The first part deals mostly with the creation of the bank as an alliance between the State and “commerce”, i.e. the most renowned Parisian merchants. The context is important: the State needed some reputation-enhancing mechanism after the assignats hyperinflation and the two thirds default on the public debt of 1797. The merchants considered the competition between banks of issue, which existed in the aftermath of the liberalizing revolutionary abolition of privileges, as too risky and unable to provide a stable instrument for large payments.
As a result of their context-specific and unexpected path, the Bank became an institution differing both from a State administration and from a bank, with a unique capacity for developing credit and dealing with either political, economic of financial crises. It was controlled by the most important bankers (and some industrialists) of the time, some families staying on the board (the Conseil général) for decades, but the stocks being owned by an increasing number of rentiers who appreciated its low but stable return. Actually, the Régents (members of the board) soon accepted  “public duties” and renounced maximizing profits in order to benefit from that central position in the credit market. As analyzed in chapter 8 (“face au pouvoir”), the government obtained  at each privilege renewal (1806, 1840, 1857, 1897) not only some loans, but also a development of services to the public, particularly the opening of branches in more cities and the extension of the products proposed by the Bank.
Despite the immediate dominance of the Bank (various times larger than its nearest competitors until mid-century), its monopoly was long discussed because laissez-faire dominated the public sphere. As discussed in chapter 5, banks issuing notes were many in the immediate aftermath of the Revolution, going from “banques de sol” issuing small denomination notes guaranteed by copper coins to relatively large Parisian banks, through banks bringing together the main merchants and bankers in a city or region, like the Bank in Paris. The very possibility of a monopoly was discussed since issuing bills payable on demand and to the bearer was free, and the difference between such bills and the Bank’s notes not clear. The renouncement to more signatures (as when bills of exchange were transferred by endorsement) in order to obtain the superior quality of the Bank’s single signature was a matter of experience, not law. The Bank then took advantage of circumstances in order to eliminate competitors without bringing its competitors to court for violation of its monopoly. The case of the “banques départementales”, described in detail in chapter 6, is telling: these banks had been created in various cities under the demand of local merchant elites, first during the early Restauration, second in the 1830s. They had a right to issue banknotes by discounting local bills. The Bank was able to limit their growth by obtaining restrictions on their ability to discount bills on other cities and those payable in Paris, arguing this was too dangerous an activity because of the personal knowledge required for granting credit. They dangerously leveraged their capital, maybe in order to counter these restrictions, which led them to a crisis in 1846-48, during which the Bank absorbed them.
Contrary to later views of metallic currency regimes, the metallic reserve was not central to the Bank, which considered being strong thanks to its capital stock (invested mostly in government debt) and, most importantly, on its investments in three-signatures bills.

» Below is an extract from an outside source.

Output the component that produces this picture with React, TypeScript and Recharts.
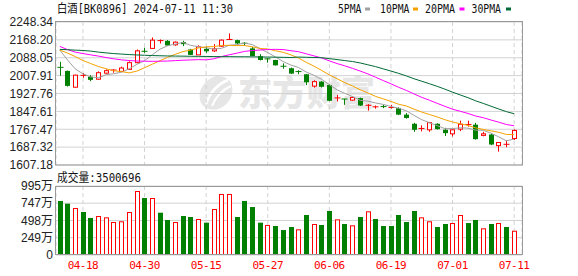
import React from 'react';
import {
  ComposedChart,
  Bar,
  Line,
  XAxis,
  YAxis,
  CartesianGrid,
} from 'recharts';

const RED = '#ff0000';
const GREEN = '#008000';
const MA_COLORS = {
  ma5: '#a0a0a0',
  ma10: '#f5a200',
  ma20: '#ff00ff',
  ma30: '#006a36',
} as const;

const DATES = [
  '04-15', '04-16', '04-17', '04-18', '04-19', '04-22', '04-23', '04-24', '04-25', '04-26', '04-29', '04-30',
  '05-06', '05-07', '05-08', '05-09', '05-10', '05-13', '05-14', '05-15', '05-16', '05-17', '05-20', '05-21',
  '05-22', '05-23', '05-24', '05-27', '05-28', '05-29', '05-30', '05-31',
  '06-03', '06-04', '06-05', '06-06', '06-07', '06-11', '06-12', '06-13', '06-14', '06-17', '06-18', '06-19',
  '06-20', '06-21', '06-24', '06-25', '06-26', '06-27', '06-28',
  '07-01', '07-02', '07-03', '07-04', '07-05', '07-08', '07-09', '07-10', '07-11',
];

const OPEN = [
  2045, 2029, 1956, 2006, 2003, 1992, 2019, 2028, 2027, 2036, 2066, 2117, 2130, 2163, 2164, 2146, 2158, 2125, 2101, 2128,
  2119, 2140, 2169, 2167, 2153, 2130, 2095, 2083, 2078, 2050, 2041, 2026, 2014, 1961, 1981, 1966, 1906, 1903, 1898, 1907,
  1873, 1866, 1869, 1863, 1862, 1833, 1792, 1770, 1765, 1792, 1765, 1747, 1768, 1786, 1788, 1740, 1744, 1694, 1698, 1726,
];
const HIGH = [
  2070, 2031, 2012, 2019, 2010, 2027, 2036, 2036, 2048, 2072, 2125, 2133, 2179, 2170, 2167, 2161, 2164, 2128, 2144, 2137,
  2149, 2170, 2197, 2169, 2158, 2137, 2104, 2086, 2079, 2063, 2044, 2032, 2015, 1987, 1983, 1969, 1922, 1904, 1913, 1909,
  1880, 1874, 1877, 1877, 1866, 1840, 1796, 1785, 1800, 1794, 1774, 1767, 1806, 1806, 1796, 1756, 1747, 1710, 1717, 1767,
];
const LOW = [
  2007, 1959, 1954, 1998, 1983, 1989, 2016, 2021, 2025, 2033, 2063, 2110, 2128, 2152, 2142, 2142, 2140, 2101, 2101, 2110,
  2114, 2136, 2169, 2146, 2142, 2094, 2076, 2066, 2053, 2039, 2015, 2014, 1966, 1954, 1955, 1893, 1892, 1877, 1895, 1872,
  1851, 1860, 1862, 1860, 1831, 1815, 1756, 1758, 1756, 1766, 1737, 1735, 1759, 1779, 1721, 1736, 1696, 1667, 1687, 1719,
];
const CLOSE = [
  2040, 1962, 2010, 2009, 1989, 2021, 2030, 2033, 2042, 2066, 2119, 2114, 2167, 2165, 2143, 2158, 2149, 2101, 2137, 2117,
  2128, 2167, 2170, 2152, 2150, 2096, 2078, 2080, 2054, 2047, 2017, 2023, 1978, 1981, 1958, 1895, 1908, 1900, 1910, 1874,
  1875, 1868, 1867, 1865, 1833, 1818, 1765, 1771, 1797, 1768, 1750, 1765, 1790, 1789, 1723, 1747, 1699, 1708, 1700, 1762,
];
// volume in 万
const VOLUME = [
  779, 740, 678, 620, 534, 562, 543, 476, 486, 620, 923, 822, 822, 610, 505, 476, 562, 548, 519, 466,
  663, 880, 880, 548, 779, 692, 466, 433, 418, 360, 404, 370, 577, 447, 433, 635, 514, 447, 428, 548,
  630, 519, 418, 418, 577, 476, 635, 543, 486, 404, 447, 461, 577, 461, 505, 385, 447, 461, 404, 350,
];

const MA5 = [
  2122, 2078, 2038, 2016, 2002, 1998.3, 2011.9, 2016.5, 2023.1, 2038.5, 2058.1, 2074.9, 2101.7, 2126.3, 2141.8, 2149.5,
  2156.5, 2143.4, 2137.8, 2132.5, 2126.6, 2130.2, 2143.9, 2146.9, 2153.5, 2146.9, 2129.1, 2111.1, 2091.6, 2071, 2055.3,
  2044.3, 2024, 2009.3, 1991.5, 1967.2, 1944.2, 1928.5, 1914.3, 1897.5, 1893.4, 1885.4, 1878.8, 1869.8, 1861.6, 1850.2,
  1829.6, 1810.4, 1796.9, 1783.9, 1770.3, 1770.3, 1774.1, 1772.4, 1763.4, 1762.8, 1749.7, 1733.3, 1715.5, 1723.3,
];
const MA10 = [
  2122, 2109, 2093.4, 2075.6, 2062, 2049, 2038.6, 2029.7, 2026, 2020.3, 2028.2, 2043.4, 2059.1, 2074.7, 2090.2, 2103.8,
  2115.7, 2122.6, 2132.1, 2137.2, 2138.1, 2143.4, 2143.7, 2142.4, 2143, 2136.8, 2129.7, 2127.5, 2119.3, 2112.3, 2101.1,
  2086.7, 2067.6, 2050.5, 2031.3, 2011.3, 1994.3, 1976.3, 1961.8, 1944.5, 1930.3, 1914.8, 1903.7, 1892.1, 1879.6, 1871.8,
  1857.5, 1844.6, 1833.4, 1822.8, 1810.3, 1800, 1792.3, 1784.7, 1773.7, 1766.6, 1760, 1753.7, 1744, 1743.4,
];
const MA20 = [
  2138.8, 2124.6, 2113.4, 2106.8, 2101, 2095.6, 2089, 2083.2, 2078.7, 2075.6, 2073.4, 2072.5, 2072, 2072.5, 2073.4, 2075.2,
  2077, 2078.3, 2079.6, 2078.8, 2083.2, 2093.4, 2101.4, 2108.6, 2116.6, 2120.3, 2122.7, 2125.1, 2125.7, 2124.8, 2119.6,
  2115.1, 2105.7, 2096.5, 2087.2, 2074.1, 2062, 2051.9, 2040.6, 2028.4, 2015.7, 2000.8, 1985.7, 1971.3, 1955.5, 1941.6,
  1925.9, 1910.5, 1897.6, 1883.7, 1870.3, 1857.4, 1848, 1838.4, 1826.7, 1819.2, 1808.8, 1799.2, 1788.7, 1783.1,
];
const MA30 = [
  2125.5, 2124.1, 2122.3, 2120.6, 2117.9, 2113.4, 2109.9, 2106.8, 2104.5, 2102.3, 2100.5, 2099.2, 2097.9, 2097, 2096.1,
  2095.6, 2095.2, 2094.7, 2094.3, 2093.8, 2093.4, 2093, 2093, 2092.5, 2092.5, 2092.1, 2091.6, 2091.2, 2090.7, 2089.9,
  2089.1, 2091.2, 2090.1, 2089.2, 2088.2, 2084, 2079.9, 2075.5, 2071.1, 2064.7, 2056.5, 2048.3, 2038.3, 2028.3, 2018,
  2006.6, 1993.8, 1982.8, 1971.5, 1959.9, 1947.2, 1933.8, 1921.2, 1909.1, 1894.9, 1883.2, 1870.6, 1858.2, 1846.4, 1836.9,
];

const PRICE_TICKS = [1607.18, 1687.32, 1767.47, 1847.61, 1927.76, 2007.91, 2088.05, 2168.2, 2248.34];
const VOL_TICKS = [0, 249, 498, 747, 995];
const DATE_TICKS = ['04-18', '04-30', '05-15', '05-27', '06-06', '06-19', '07-01', '07-11'];

const LEGEND = [
  { label: '5PMA', key: 'ma5', x: 338, len: 23.5, sq: 365 },
  { label: '10PMA', key: 'ma10', x: 380, len: 29.5, sq: 413 },
  { label: '20PMA', key: 'ma20', x: 425, len: 30, sq: 459.5 },
  { label: '30PMA', key: 'ma30', x: 471.5, len: 29.5, sq: 506 },
] as const;

const rows = DATES.map((date, i) => ({
  date,
  open: OPEN[i],
  high: HIGH[i],
  low: LOW[i],
  close: CLOSE[i],
  range: [LOW[i], HIGH[i]],
  vol: VOLUME[i],
  volUp: i === 0 ? CLOSE[i] >= OPEN[i] : CLOSE[i] >= CLOSE[i - 1],
  ma5: MA5[i],
  ma10: MA10[i],
  ma20: MA20[i],
  ma30: MA30[i],
}));

const MONO = "'DejaVu Sans Mono', 'Noto Sans CJK SC', monospace";
const SANS = "'Liberation Sans', 'Noto Sans CJK SC', sans-serif";
const GRID = '#d2d2d2';

// eslint-disable-next-line @typescript-eslint/no-explicit-any
function Candle(props: any) {
  const { x, y, width, height, payload } = props;
  if (!payload || x == null) return null;
  const { open, close, high, low } = payload;
  const top = Math.min(y, y + height);
  const h = Math.abs(height);
  const k = high === low ? 0 : h / (high - low);
  const py = (v: number) => top + (high - v) * k;
  const cx = Math.round(x + width / 2) + 0.5;
  const up = close >= open;
  const color = up ? RED : GREEN;
  const bTop = py(Math.max(open, close));
  const bBot = py(Math.min(open, close));
  const yH = py(high);
  const yL = py(low);

  if (bBot - bTop < 1.2) {
    return (
      <g>
        <line x1={cx} x2={cx} y1={yH} y2={yL} stroke={color} />
        <line x1={cx - 3} x2={cx + 3} y1={bTop} y2={bTop} stroke={color} />
      </g>
    );
  }
  if (up) {
    return (
      <g>
        <line x1={cx} x2={cx} y1={yH} y2={bTop} stroke={color} />
        <line x1={cx} x2={cx} y1={bBot} y2={yL} stroke={color} />
        <rect x={cx - 2} y={bTop} width={4} height={bBot - bTop} fill="#fff" stroke={color} />
      </g>
    );
  }
  return (
    <g>
      <line x1={cx} x2={cx} y1={yH} y2={yL} stroke={color} />
      <rect x={cx - 2.5} y={bTop} width={5} height={bBot - bTop} fill={color} />
    </g>
  );
}

// eslint-disable-next-line @typescript-eslint/no-explicit-any
function VolBar(props: any) {
  const { x, y, width, height, payload } = props;
  if (!payload || x == null) return null;
  const top = Math.min(y, y + height);
  const bottom = top + Math.abs(height);
  const cx = Math.round(x + width / 2) + 0.5;
  if (payload.volUp) {
    return <rect x={cx - 2} y={top + 0.5} width={4} height={bottom - top - 1} fill="#fff" stroke={RED} />;
  }
  return <rect x={cx - 2.5} y={top} width={5} height={bottom - top} fill={GREEN} />;
}

const yTick = { fontSize: 12, fill: '#222', fontFamily: SANS };

export default function App() {
  return (
    <div style={{ position: 'absolute', left: 0, top: 0, width: 578, height: 276, background: '#fff', overflow: 'hidden' }}>
      <svg width={578} height={276} style={{ position: 'absolute', left: 0, top: 0 }}>
        <g fill="#e6e6e6">
          <path d="M216 76 C204 80 198 90 200 100 C202 108 210 111 218 109 C228 106 234 96 232 86 C231 80 226 76 216 76 Z" />
          <path d="M206 104 C210 92 218 84 228 80" stroke="#fff" strokeWidth={2.5} fill="none" />
          <path d="M212 106 C216 96 222 90 231 86" stroke="#fff" strokeWidth={2} fill="none" />
        </g>
        <text
          x={238}
          y={106}
          fontSize={35}
          fontWeight={900}
          fill="#e6e6e6"
          fontFamily="'Noto Sans CJK SC', sans-serif"
          textLength={137}
          lengthAdjust="spacingAndGlyphs"
        >
          东方财富
        </text>
      </svg>

      <div style={{ position: 'absolute', left: 0, top: 0 }}>
        <ComposedChart width={578} height={176} data={rows} margin={{ top: 22, right: 56, bottom: 11, left: 0 }}>
          <CartesianGrid vertical={false} stroke={GRID} />
          <CartesianGrid horizontal={false} stroke={GRID} strokeDasharray="4 3" />
          <XAxis dataKey="date" hide ticks={DATE_TICKS} interval={0} padding={{ left: 0, right: 4 }} />
          <YAxis
            domain={[1607.18, 2248.34]}
            ticks={PRICE_TICKS}
            interval={0}
            width={56}
            axisLine={false}
            tickLine={false}
            tickSize={0}
            tickMargin={3}
            tick={yTick}
            tickFormatter={(v: number) => v.toFixed(2)}
            allowDataOverflow
          />
          <Bar dataKey="range" barSize={5} shape={<Candle />} isAnimationActive={false} />
          {(['ma5', 'ma10', 'ma20', 'ma30'] as const).map((k) => (
            <Line
              key={k}
              type="linear"
              dataKey={k}
              stroke={MA_COLORS[k]}
              strokeWidth={1}
              dot={false}
              activeDot={false}
              isAnimationActive={false}
            />
          ))}
        </ComposedChart>
      </div>

      <div style={{ position: 'absolute', left: 0, top: 170 }}>
        <ComposedChart width={578} height={106} data={rows} margin={{ top: 16, right: 56, bottom: 0, left: 0 }}>
          <CartesianGrid vertical={false} stroke={GRID} />
          <CartesianGrid horizontal={false} stroke={GRID} strokeDasharray="4 3" />
          <XAxis
            dataKey="date"
            ticks={DATE_TICKS}
            interval={0}
            height={21}
            axisLine={false}
            tickLine={false}
            tickSize={0}
            tickMargin={6}
            padding={{ left: 0, right: 4 }}
            tick={{ fontSize: 11, fill: RED, fontFamily: MONO, letterSpacing: -0.5 }}
          />
          <YAxis
            domain={[0, 995]}
            ticks={VOL_TICKS}
            interval={0}
            width={56}
            axisLine={false}
            tickLine={false}
            tickSize={0}
            tickMargin={3}
            tick={yTick}
            tickFormatter={(v: number) => (v === 0 ? '0' : `${v}万`)}
            allowDataOverflow
          />
          <Bar dataKey="vol" barSize={5} shape={<VolBar />} isAnimationActive={false} />
        </ComposedChart>
      </div>

      <svg width={578} height={276} style={{ position: 'absolute', left: 0, top: 0, pointerEvents: 'none' }}>
        <rect x={55.5} y={21.5} width={467} height={143.5} fill="none" stroke="#9a9a9a" />
        <rect x={55.5} y={186.5} width={467} height={68} fill="none" stroke="#9a9a9a" />
        <text x={57} y={12.5} fontSize={12} fontFamily={MONO} fill="#111" textLength={176} lengthAdjust="spacingAndGlyphs">
          白酒[BK0896] 2024-07-11 11:30
        </text>
        {LEGEND.map((l) => (
          <g key={l.key}>
            <text x={l.x} y={12.5} fontSize={12} fontFamily={MONO} fill="#111" textLength={l.len} lengthAdjust="spacingAndGlyphs">
              {l.label}
            </text>
            <rect x={l.sq} y={7.5} width={5} height={3} fill={MA_COLORS[l.key]} />
          </g>
        ))}
        <text x={57} y={181.5} fontSize={12} fontFamily={MONO} fill="#111" textLength={84} lengthAdjust="spacingAndGlyphs">
          成交量:3500696
        </text>
      </svg>
    </div>
  );
}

Even if the commercial nature of the bill was emphasized just like in the Anglo-American real bills doctrine, the emphasis was on the guarantee provided by the signatures of three well-known merchants and bankers. Intimate shared knowledge of the situation of the most important firms on the French trade and credit markets was the true superiority of the Bank and its Régents. This helped them to start developing a monetary policy in order to soften fluctuations. This also allowed them to resolve some crises in the best of their interest, as suggested but not discussed in detail in the last part of the book.
Contrary to former accounts, Leclercq doesn't insist a lot on the debate between the Bank's orthodoxy and its challengers, the saint-simoniens and the Pereire brothers, who opposed the monopoly arguing that the Bank should stimulate industrialization through low interest rates. He is probably right. Another little developed discussion is the comparison with foreign central banks. It is limited to the Bank of England, which was probably the only discussed during the period. Leclercq briefly but clearly shows that the Bank of France acted quite differently, partly for doctrinal reasons, partly because of a different context – the absence of a money market and a much more hierarchical banking system, at least during the two first thirds of the century.

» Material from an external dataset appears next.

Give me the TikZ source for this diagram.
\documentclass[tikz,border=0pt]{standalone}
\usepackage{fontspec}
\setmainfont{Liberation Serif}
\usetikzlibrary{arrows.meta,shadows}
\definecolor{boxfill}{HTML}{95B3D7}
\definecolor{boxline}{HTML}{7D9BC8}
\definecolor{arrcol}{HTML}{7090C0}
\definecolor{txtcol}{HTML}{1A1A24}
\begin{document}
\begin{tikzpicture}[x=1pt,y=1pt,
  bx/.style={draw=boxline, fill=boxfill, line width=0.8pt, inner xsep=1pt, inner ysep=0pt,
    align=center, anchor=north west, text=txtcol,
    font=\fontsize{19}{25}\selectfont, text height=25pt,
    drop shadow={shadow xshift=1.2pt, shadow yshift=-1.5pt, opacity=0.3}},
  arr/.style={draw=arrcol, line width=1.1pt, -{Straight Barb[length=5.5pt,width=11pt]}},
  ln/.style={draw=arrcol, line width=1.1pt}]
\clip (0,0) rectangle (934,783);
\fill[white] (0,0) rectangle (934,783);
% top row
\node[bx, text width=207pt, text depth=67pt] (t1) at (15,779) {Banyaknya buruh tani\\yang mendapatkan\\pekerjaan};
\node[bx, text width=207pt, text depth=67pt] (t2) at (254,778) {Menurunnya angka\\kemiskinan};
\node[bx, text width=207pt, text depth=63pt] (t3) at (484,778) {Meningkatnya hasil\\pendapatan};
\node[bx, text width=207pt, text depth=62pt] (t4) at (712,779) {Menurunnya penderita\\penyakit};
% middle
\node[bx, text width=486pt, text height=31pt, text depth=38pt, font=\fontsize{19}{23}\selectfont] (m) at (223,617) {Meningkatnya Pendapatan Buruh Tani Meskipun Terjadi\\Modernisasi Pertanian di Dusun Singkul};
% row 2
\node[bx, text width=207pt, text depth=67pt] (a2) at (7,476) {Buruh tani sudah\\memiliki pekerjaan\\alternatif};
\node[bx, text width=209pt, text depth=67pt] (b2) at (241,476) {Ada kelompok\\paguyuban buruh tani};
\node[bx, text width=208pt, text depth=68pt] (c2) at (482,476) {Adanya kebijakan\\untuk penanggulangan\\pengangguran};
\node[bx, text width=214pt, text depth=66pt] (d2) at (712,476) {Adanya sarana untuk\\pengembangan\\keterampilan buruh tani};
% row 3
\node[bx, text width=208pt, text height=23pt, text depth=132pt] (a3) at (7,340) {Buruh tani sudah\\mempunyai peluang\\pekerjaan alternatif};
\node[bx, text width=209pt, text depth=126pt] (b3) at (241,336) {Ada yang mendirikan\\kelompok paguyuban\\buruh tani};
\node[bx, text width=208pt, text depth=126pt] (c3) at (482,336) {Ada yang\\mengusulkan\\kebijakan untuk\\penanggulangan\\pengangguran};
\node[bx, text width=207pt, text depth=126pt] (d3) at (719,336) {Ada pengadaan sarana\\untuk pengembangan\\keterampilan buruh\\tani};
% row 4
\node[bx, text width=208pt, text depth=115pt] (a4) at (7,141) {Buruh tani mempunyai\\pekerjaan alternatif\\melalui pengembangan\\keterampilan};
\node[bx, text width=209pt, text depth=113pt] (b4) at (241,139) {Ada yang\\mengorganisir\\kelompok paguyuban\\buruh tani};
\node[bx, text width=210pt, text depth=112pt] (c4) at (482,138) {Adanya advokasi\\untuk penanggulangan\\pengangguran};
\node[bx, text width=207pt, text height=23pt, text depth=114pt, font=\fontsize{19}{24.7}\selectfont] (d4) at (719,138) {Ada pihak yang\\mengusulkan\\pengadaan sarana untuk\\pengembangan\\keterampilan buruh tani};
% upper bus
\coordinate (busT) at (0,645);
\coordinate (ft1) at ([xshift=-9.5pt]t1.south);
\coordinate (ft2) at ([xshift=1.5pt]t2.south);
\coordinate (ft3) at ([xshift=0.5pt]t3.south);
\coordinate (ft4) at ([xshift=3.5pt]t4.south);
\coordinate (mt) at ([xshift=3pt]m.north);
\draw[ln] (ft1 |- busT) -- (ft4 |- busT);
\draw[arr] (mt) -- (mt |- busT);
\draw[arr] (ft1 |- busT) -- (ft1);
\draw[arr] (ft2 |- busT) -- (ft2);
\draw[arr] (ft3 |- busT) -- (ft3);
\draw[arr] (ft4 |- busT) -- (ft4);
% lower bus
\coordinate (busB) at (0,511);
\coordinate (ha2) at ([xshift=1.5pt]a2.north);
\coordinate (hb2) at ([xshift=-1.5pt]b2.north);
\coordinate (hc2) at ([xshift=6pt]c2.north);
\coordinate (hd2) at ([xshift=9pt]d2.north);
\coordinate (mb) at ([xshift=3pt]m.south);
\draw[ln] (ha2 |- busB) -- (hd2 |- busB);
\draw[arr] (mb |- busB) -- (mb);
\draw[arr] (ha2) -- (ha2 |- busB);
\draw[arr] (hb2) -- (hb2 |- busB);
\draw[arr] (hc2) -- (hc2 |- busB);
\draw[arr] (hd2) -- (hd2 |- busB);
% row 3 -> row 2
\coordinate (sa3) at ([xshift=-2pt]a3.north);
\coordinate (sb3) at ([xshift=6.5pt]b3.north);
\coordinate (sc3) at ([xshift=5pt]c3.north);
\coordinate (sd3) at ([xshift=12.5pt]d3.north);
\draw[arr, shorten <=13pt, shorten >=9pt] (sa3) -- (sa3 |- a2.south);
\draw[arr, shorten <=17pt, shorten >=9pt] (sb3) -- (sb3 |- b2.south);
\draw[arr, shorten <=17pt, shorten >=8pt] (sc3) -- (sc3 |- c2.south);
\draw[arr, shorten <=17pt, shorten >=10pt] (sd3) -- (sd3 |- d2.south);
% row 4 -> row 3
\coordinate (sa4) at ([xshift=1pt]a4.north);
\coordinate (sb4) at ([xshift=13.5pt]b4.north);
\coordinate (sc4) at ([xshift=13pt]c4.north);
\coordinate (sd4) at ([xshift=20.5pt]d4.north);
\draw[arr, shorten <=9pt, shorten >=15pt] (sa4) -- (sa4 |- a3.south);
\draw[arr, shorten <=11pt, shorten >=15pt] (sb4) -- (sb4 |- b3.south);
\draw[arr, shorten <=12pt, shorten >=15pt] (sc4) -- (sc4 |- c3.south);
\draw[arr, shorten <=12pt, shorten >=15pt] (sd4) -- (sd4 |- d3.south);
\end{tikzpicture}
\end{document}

The strengths of the book result from its focus on the first half of the 19th century, a period of major choices that determined the future of the institution. This explains why the discussion about the Second Empire is more sketchy and dependent on secondary sources such as Flandreau and Plessis. The same is true for the Third Republic: the role of the Bank in the gold standard is not much discussed – but the cooperative relations with the Bank of England are proven to start much earlier than conventionally –  and the evolving relationship with the State is presented without reference to some of the recent literature (e.g. Régine Vignat' dissertation on the governorship of Pallain from 1898 to 1920). Leclercq confirms that the French monetary system was not backward in 1900, but one dominated by deposits, notes, and circulating commercial bills, rather than coins; he describes the Bank's network in the provinces, but doesn't analyze its role and how it articulates with the development of other large banks, a new feature of that period that challenges the dominance and very role of the Bank.
The book's style is unusual, because it is analytical but doesn't use any explicit model, nor makes many references to the recent theoretical or empirical literature on central banking or monetary policy. It is excellent at presenting the public debates of the time and those that took place within the Bank about its role and functions, using a number of quotations, and writing even in the style and vocabulary of the contemporaries. One advantage is to avoid anachronism and to make the reader feel he participates the understanding of the main bankers and economists of the time. For example, the progressive transformation of banknotes from bills into currency is better understood thanks to such an approach. The inconvenient is that many issues won't appear so clearly to today's economists as if exposed in standard modern phrasing. Another element consistent with that one is the absence of any modern statistical tool. Some eleven tables provide important data, such as notes circulation, discounts, reserve ratio, etc (mostly in the last chapters), but no explicit model is tested, and no statistical appendix is available for other scholars.
Some editing choices are rather curious: the list of references includes only books, when many articles are mentioned in the footnotes. The text is literally full of quasi-quotations but precise references are seldom given. No list of tables is given. Despite these few shortcomings and a peculiar organization and style (or because of these), this book is a must-read for anyone interested in the origins of central banking.